I want to talk about the story, the stories we tell ourselves, that we construct, those we love hearing, and the stories we create when we read the cards. This is not a new idea, many have mentioned the wonder of storytelling to be had with the cards. Reading tarot is a way for us to tell ourselves stories, to create new stories, and to look back at past stories. Through this creation we are able to refine our self, address areas of concern within our lives, we are able to gain enlightenment as we grow spiritually through the story, as we learn.

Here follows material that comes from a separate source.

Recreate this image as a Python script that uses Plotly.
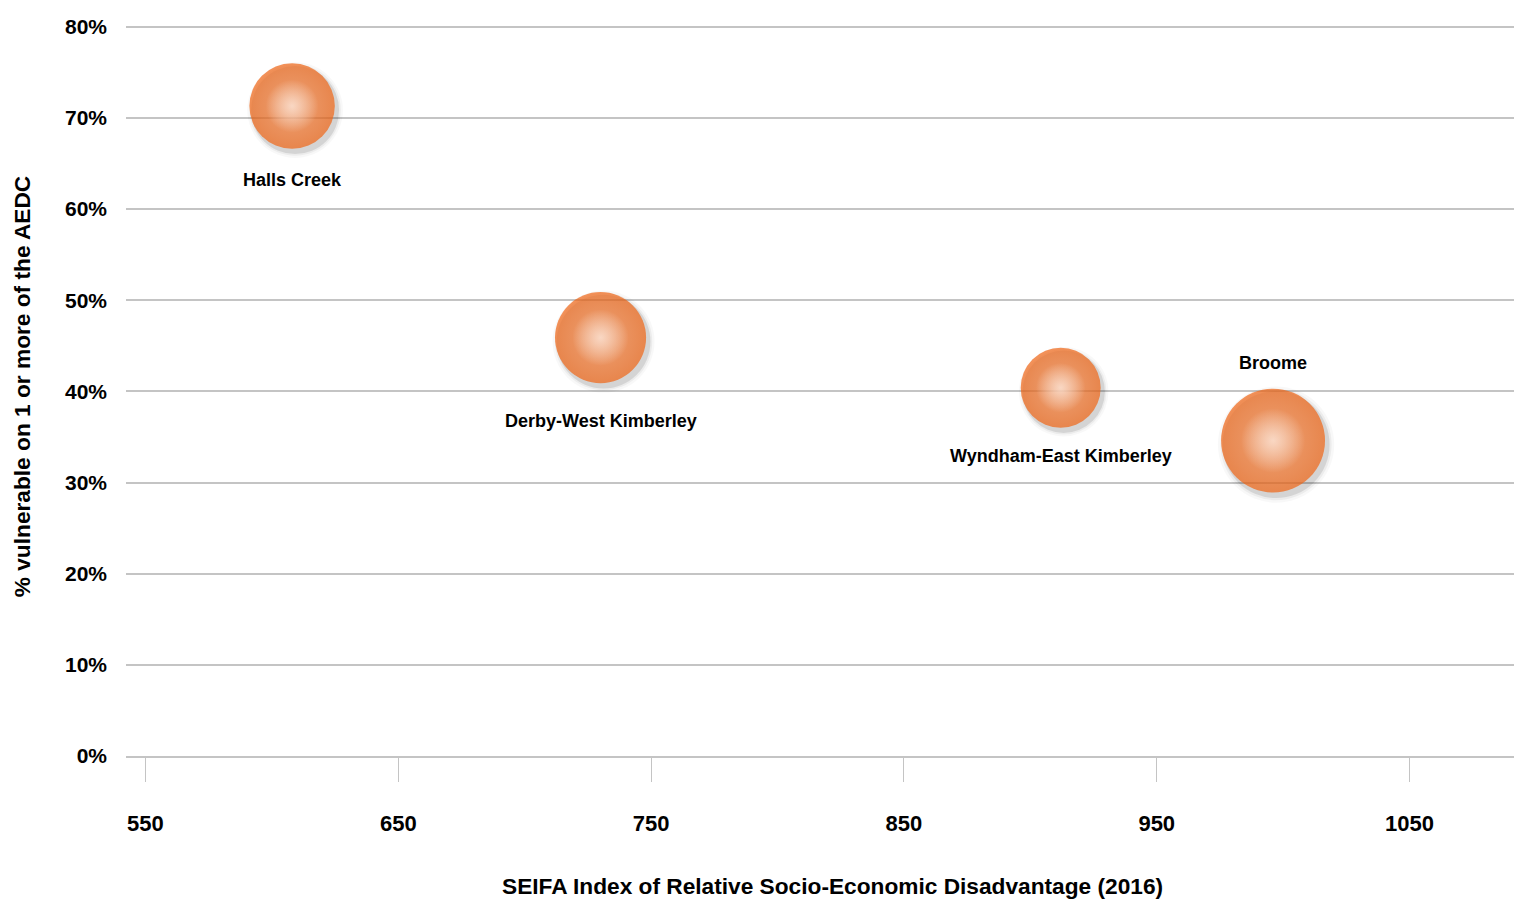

There is something very magical about stories. Julio Cortázar, an Argentine writer, spoke about how photographs function as a revelatory image. A story told through the world of the image allows the viewer to contextualize, open up, what is left unsaid. Frequently, we wander around with vague ideas about the big concepts of life, love, being, the self, belief, hate, wisdom, knowledge, etc. The moment in which we look at an image or a story at the right time, there is a revelation, we are able to see, truly see what is before us and within us. This moment of revelation is also the function of stories, hence their importance. Stories help us give voice and put words to the unknowable, to the silence.
When we read the cards, we are in fact creating stories, whether for ourselves or for others. These stories help us put images and words to vague concepts and ideas that beforehand remained somewhat elusive to our grasp. When we are able to create a story we can look at what lies before us objectively, from different angles. In this way, we gain insight into our self, into what lies beneath, our unconscious. When we read for others we help them see the story from another angle as well, we help them gain insight, direction and advice.
Storytelling is as old as time, well I am not getting into the logistics of telling stories, the history and what not. What I mean to say is that it is an ancient art that has been vivifying the experience of human-ness for aeons. The paintings of Lascaux tell a story, for example, for ages we have been passing down stories orally, and with them beliefs, ideas, concepts about life and being.
Thinking on this I decided to ask the cards, “What story do I tell myself, that I need to look at more closely?”
Remaining still to germinate an idea into fruition will breed results. This is a reminder that while there is a time for stillness and contemplation, too much turns into hesitation, which transforms into doubt and then leads to fear. All this encased within the shell of inaction. In order to “make something happen” actions are needed, this is true in life an in magic. In order to achieve the perfect balance of the two cups, one must act, one must do, and one must dare.